Forget Four Loko
At this point, you probably know about Four Loko, the wallopingly potent malt liquor/energy drink hybrid. This wicked concoction, along with Jersey Shore, Teabaggers and hedge funds, will be the cause of America’s inevitable downfall. How is a country supposed to function when its populace is drunk, insane, and suffering from debilitating stomach problems? Remember that scene in 28 Days Later where there’s a big pile of apparently dead people, and then the one rage zombie pops up and gives you a heart attack? That’s what people drinking Four Loko are like.
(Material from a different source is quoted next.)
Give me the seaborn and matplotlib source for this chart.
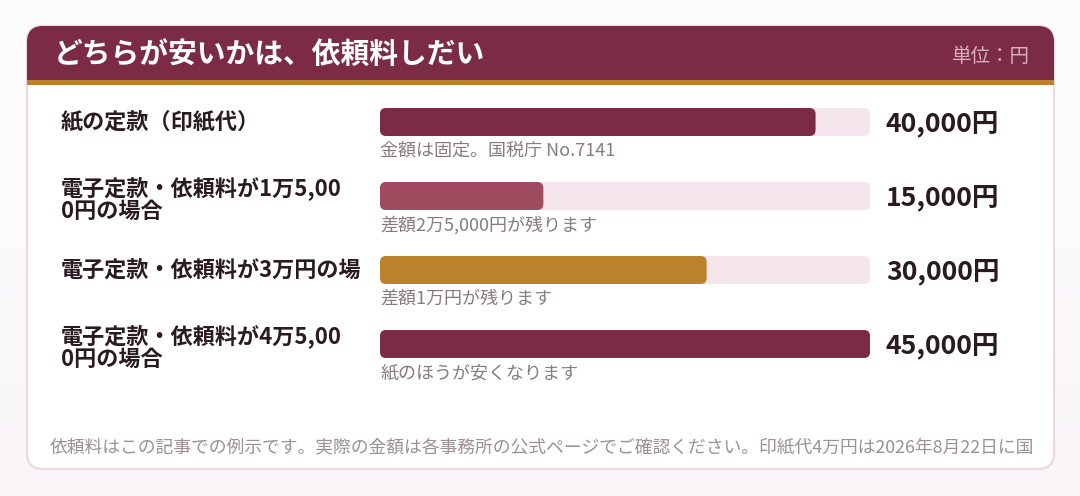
import numpy as np
import pandas as pd
import matplotlib
matplotlib.use("Agg")
import matplotlib.pyplot as plt
import seaborn as sns
from matplotlib.patches import FancyBboxPatch, Rectangle
from matplotlib.colors import LinearSegmentedColormap

# ---------------- data ----------------
title = "どちらが安いかは、依頼料しだい"
unit_label = "単位：円"
categories = [
    "紙の定款（印紙代）",
    "電子定款・依頼料が1万5,000円の場合",
    "電子定款・依頼料が3万円の場合",
    "電子定款・依頼料が4万5,000円の場合",
]
display_labels = [
    "紙の定款（印紙代）",
    "電子定款・依頼料が1万5,00\n0円の場合",
    "電子定款・依頼料が3万円の場合",
    "電子定款・依頼料が4万5,00\n0円の場合",
]
values = [40000, 15000, 30000, 45000]
value_labels = ["40,000円", "15,000円", "30,000円", "45,000円"]
notes = [
    "金額は固定。国税庁 No.7141",
    "差額2万5,000円が残ります",
    "差額1万円が残ります",
    "紙のほうが安くなります",
]
footer = ("依頼料はこの記事での例示です。実際の金額は各事務所の公式ページでご確認ください。"
          "印紙代4万円は2026年8月22日に国")
scale_max = 45000

# ---------------- style ----------------
HEADER = "#7B2B45"
GOLD = "#BC822B"
BORDER = "#EBDADF"
TRACK = "#F4E5ED"
bar_colors = ["#7B2B45", "#9F4A5F", "#BC822B", "#7B2B45"]
TXT = "#2A1A22"
NOTE = "#877B80"
FOOT = "#9C9095"
UNIT = "#D5B2BE"

sns.set_theme(style="white")
plt.rcParams["font.family"] = ["Noto Sans CJK JP", "DejaVu Sans"]

W, H = 1080, 496
fig = plt.figure(figsize=(W / 100, H / 100), dpi=100)

bg = fig.add_axes([0, 0, 1, 1])
bg.set_xlim(0, W)
bg.set_ylim(H, 0)
bg.axis("off")

# page background gradient
grad = np.linspace(0, 1, 256).reshape(-1, 1)
cmap = LinearSegmentedColormap.from_list("g", ["#FDFCFD", "#FCFBFC", "#F8F4F7"])
bg.imshow(grad, extent=[0, W, H, 0], aspect="auto", cmap=cmap, zorder=0)

# card
cx, cy, cw, ch = 27, 26, 1027, 443
card = FancyBboxPatch((cx, cy), cw, ch, boxstyle="round,pad=0,rounding_size=16",
                      fc="white", ec=BORDER, lw=1.6, zorder=1)
bg.add_patch(card)
hdr = FancyBboxPatch((cx, cy), cw, 120, boxstyle="round,pad=0,rounding_size=16",
                     fc=HEADER, ec="none", zorder=2)
bg.add_patch(hdr)
hdr.set_clip_path(Rectangle((cx - 2, cy - 2), cw + 4, 56, transform=bg.transData))
bg.add_patch(Rectangle((cx, 80), cw, 5, fc=GOLD, ec="none", zorder=3))

bg.text(54, 54, title, color="white", fontsize=20.7, fontweight="bold",
        va="center", ha="left", zorder=4)
bg.text(1030, 57, unit_label, color=UNIT, fontsize=14.0, va="center", ha="right", zorder=4)

# ---------------- bars ----------------
row_top, row_h, n = 85, 74, len(categories)
bar_left, bar_w = 380, 490
axb = fig.add_axes([bar_left / W, 1 - (row_top + n * row_h) / H, bar_w / W, n * row_h / H])
axb.patch.set_alpha(0)

df = pd.DataFrame({"category": categories, "value": values, "track": [scale_max] * n})
bw = 28 / row_h
sns.barplot(data=df, x="track", y="category", color=TRACK, width=bw, ax=axb,
            orient="h", saturation=1)
sns.barplot(data=df, x="value", y="category", hue="category", palette=bar_colors,
            width=bw, ax=axb, orient="h", dodge=False, legend=False, saturation=1)
axb.set_xlim(0, scale_max)
axb.set_ylim(n - 0.5, -0.5)
axb.axis("off")

# round the bar corners (same geometry as seaborn's bars)
xpp = scale_max / bar_w
ypp = n / (n * row_h)
r_px = 6
for i, p in enumerate(list(axb.patches)):
    x0, y0, w, h = p.get_x(), p.get_y(), p.get_width(), p.get_height()
    fc = p.get_facecolor()
    p.remove()
    fb = FancyBboxPatch((x0, y0), w, h,
                        boxstyle=f"round,pad=0,rounding_size={r_px * xpp}",
                        mutation_aspect=ypp / xpp, fc=fc, ec="none", zorder=2 + (i >= n))
    axb.add_patch(fb)

# ---------------- texts ----------------
renderer = fig.canvas.get_renderer()
label_x = 61
for i in range(n):
    yc = row_top + row_h * (i + 0.5)
    two = "\n" in display_labels[i]
    t = bg.text(label_x, yc + (4 if two else 0), display_labels[i], color=TXT, fontsize=15.9,
                fontweight="bold", va="center", ha="left", linespacing=0.98, zorder=4)
    # overflowing labels are cut at the last glyph that fits before the bar
    clip_right = bar_left
    full_w = t.get_window_extent(renderer).width
    if label_x + full_w > bar_left - 4:
        probe = bg.text(label_x, yc, display_labels[i][:-1], fontsize=15.9, fontweight="bold")
        clip_right = min(bar_left, label_x + probe.get_window_extent(renderer).width - 2)
        probe.remove()
    t.set_clip_on(True)
    t.set_clip_path(Rectangle((0, 0), clip_right, H, transform=bg.transData))
    bg.text(886, yc + 2, value_labels[i], color=TXT, fontsize=19.2, fontweight="bold",
            va="center", ha="left", zorder=4)
    bg.text(bar_left, yc + 29, notes[i], color=NOTE, fontsize=13.0,
            va="center", ha="left", zorder=4)

bg.text(50, 447, footer, color=FOOT, fontsize=12.8, va="center", ha="left", zorder=4)

fig.savefig("out.png", dpi=100)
The drink launched in 2006, but reached its peak popularity this summer. It comes in a 24-ounce can, is 12 percent alcohol by volume and contains caffeine, taurine, guarana and, allegedly, wormwood, the active ingredient in absinthe, though this may be an urban legend. It makes Sparks, whose makers were forced by the government to remove caffeine from its formula because it was too dangerous, seem like Orangina. The top-rated entry on Urban Dictionary describes Four Loko as “legalized cocaine in a can,” which is about as accurate a description possible. It’s probably only legal now because of its low profile, which will probably change once the bodies start piling up.
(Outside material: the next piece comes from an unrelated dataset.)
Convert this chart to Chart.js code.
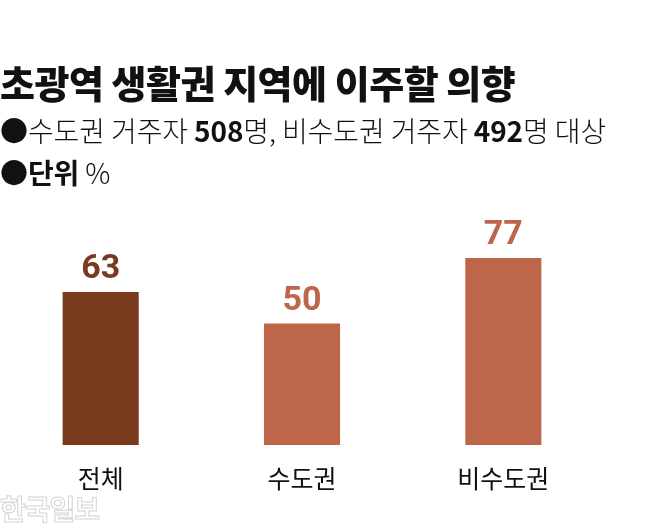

I know you’ve been drinking Four Loko all summer and it was all fun and games and bro-times, but now is the time to stop. Please, stop. There is no way to be a human being with responsibilities and dignity and drink Four Loko at the same time. I’m not saying this as your father. I’m saying it as your friend. It’s not fun to drink Four Loko, unless your idea of fun is becoming progressively more hateful until you collapse on the floor in a pool of someone else’s fluorescent pink vomit.
Personally, I’ve never had anything worse happen to me while drinking Four Loko than out-of-nowhere blackouts and generally being really annoying, but others are not so lucky. I’ve heard of injuries, ulcers and unwanted pregnancies (taurine causes extra-virility, and desperation causes extra-fertility) attributed exclusively to this carbonated goblin piss. The other day, I watched a guy make poorly thought out fantasy football picks while drunk on Four Loko. Why even bother playing fantasy football? These things are not cool. I may sound like I’m joking, but I’m not. You don’t want America to end, do you?